Is health care a right or a privilege?

Published 9:55 am Wednesday, July 19, 2017

Is health care a right or privilege? Should every person be guaranteed health care by the federal government?
It is a debate that has divided our nation. There are reasonable people on each side of this question. Those who think it is a right and base health care on moral grounds, saying it is essential for life and the pursuit of happiness. Denial of health care is a denial of a basic human need, and the matter is as simple as that.
Opponents say making health care a “right” means free health care for anyone who cannot or will not pay for it, which means the government must pick up the tab. The costs would be huge, and there are is only one way to pay for it — higher taxes.

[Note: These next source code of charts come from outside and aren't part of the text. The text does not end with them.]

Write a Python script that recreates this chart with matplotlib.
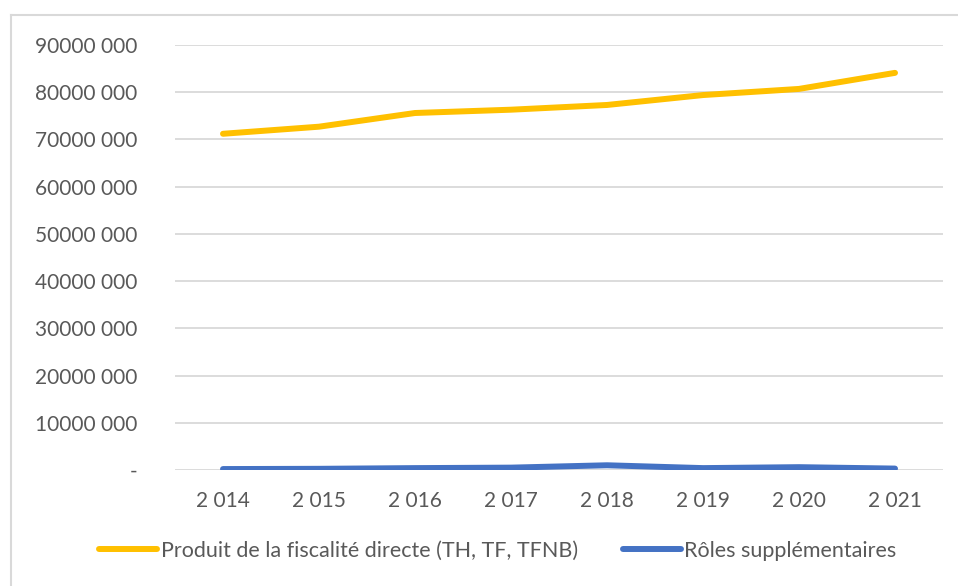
import matplotlib.pyplot as plt
from matplotlib.lines import Line2D
from matplotlib.ticker import FuncFormatter

plt.rcParams['font.family'] = ['Lato', 'DejaVu Sans']

years = [2014, 2015, 2016, 2017, 2018, 2019, 2020, 2021]
year_labels = ["2 014", "2 015", "2 016", "2 017", "2 018", "2 019", "2 020", "2 021"]
fiscalite = [71.2e6, 72.7e6, 75.6e6, 76.3e6, 77.3e6, 79.4e6, 80.7e6, 84.1e6]
roles_supp = [0.2e6, 0.25e6, 0.4e6, 0.5e6, 1.0e6, 0.4e6, 0.6e6, 0.3e6]

text_col = "#595959"
grid_col = "#D9D9D9"

fig = plt.figure(figsize=(9.58, 5.86), dpi=100)
ax = fig.add_axes([175 / 958, 116 / 586, (943 - 175) / 958, (470 - 45) / 586])

x = range(len(years))
ax.plot(x, fiscalite, color="#FFC000", lw=4.3, solid_capstyle="round",
        label="Produit de la fiscalité directe (TH, TF, TFNB)")
ax.plot(x, roles_supp, color="#4472C4", lw=4.3, solid_capstyle="round",
        label="Rôles supplémentaires")

ax.set_xlim(-0.5, len(years) - 0.5)
ax.set_ylim(0, 90e6)
ax.set_yticks([i * 10e6 for i in range(10)])


def fmt(v, pos):
    if v == 0:
        return "-"
    return f"{int(round(v / 1000))} 000"


ax.yaxis.set_major_formatter(FuncFormatter(fmt))
ax.set_xticks(list(x))
ax.set_xticklabels(year_labels)

ax.grid(axis="y", color=grid_col, lw=1.3)
ax.set_axisbelow(True)
for s in ax.spines.values():
    s.set_visible(False)
ax.tick_params(length=0, labelsize=15, colors=text_col)
ax.tick_params(axis="y", pad=27)
ax.tick_params(axis="x", pad=15)

# chart frame (top and left edges visible)
fig.add_artist(Line2D([11 / 958, 11 / 958], [0, 1 - 15 / 586], color=grid_col, lw=1.5))
fig.add_artist(Line2D([11 / 958, 1], [1 - 15 / 586, 1 - 15 / 586], color=grid_col, lw=1.5))

fig.legend(loc="center", bbox_to_anchor=(498 / 958, 1 - 551 / 586), ncol=2, frameon=False,
           fontsize=15.5, labelcolor=text_col, handlelength=2.7, handletextpad=0.15,
           columnspacing=2.1)

fig.savefig("out.png", dpi=100)
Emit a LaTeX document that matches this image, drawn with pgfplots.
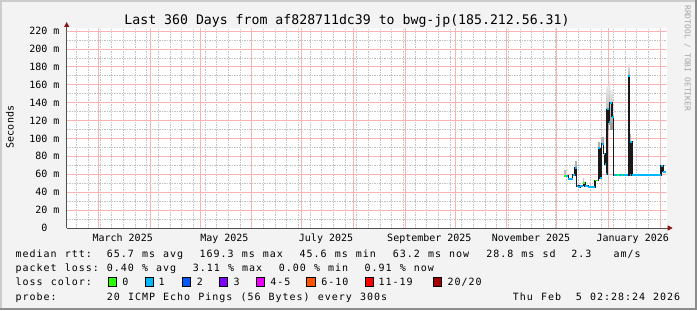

The reforms resulting from the Affordable Care Act (ACA) over the past seven or eight years have led to increases in health care coverage. There is broad consensus that an estimated 20 million to 22 million individuals have obtained health care insurance since 2010 — 14 primarily through the expansion of Medicaid, coverage through parents’ policies for young adults until age 26 years, and the health care exchanges. But that leaves more than 25 million U.S. residents without health insurance.
Is the United States a just and fair society if so many individuals lack health care coverage? The United States guarantees all citizens an education, access to fire and police services, a national postal service, protection by the military, a national park system, and many other federal and state-funded services. But the country has not yet committed to ensuring that all of its citizens have health care coverage.
Congress has yet to reach a consensus on health care. There has been a lot of talk about health care, how to provide it and how to pay for it, but, thus far, neither the House or Senate have been able to garner enough votes to repeal Obamacare and replace it with a new health care law.
Almost everyone agrees that the ACA needs to be modified, even though it has accomplished a great deal, principally by expanding the number of newly insured individuals. However, much remains to be accomplished, including how to ensure high-quality, affordable health insurance for all residents and how to control the continual increases in annual health care spending, now exceeding $3 trillion.
Americans pay high premiums for insurance. They also pay high prices for prescription drugs. If it were not for insurance, many Americans, especially senior citizens, would not be able to pay for their medications. At the same time CEOs in the Health Care and Insurance Industry are being paid huge salaries which keep increasing each year.
The Republicans are trying to wrangle health care legislation through Congress without Democrat support. Oh, for the days when Republicans and Democrats were willing and committed to working together to find answers to America’s problems.
President Donald Trump does a lot of talking and tweeting, but he has yet to say what he would like to see in a health care bill. He has yet to give Congress a detailed plan for America’s healthcare. It’s easy to talk big, but getting the job done requires more than talk.
It’s easy to promise things on the campaign trail, but it’s quite another thing to deliver results.
Health care should not be a privilege available and affordable only for a majority and those who can afford it. It should be affordable to all. The solution for how to achieve health care coverage for all may be uniquely American, but it is an exceedingly important and worthy goal, emblematic of a fair and just society.
We have a two-party system in this country, and it is time for Republicans and Democrats to sit down together and work this thing out. It is a problem that affects all Americans, both Democrats and Republicans, and it requires a bipartisan solution.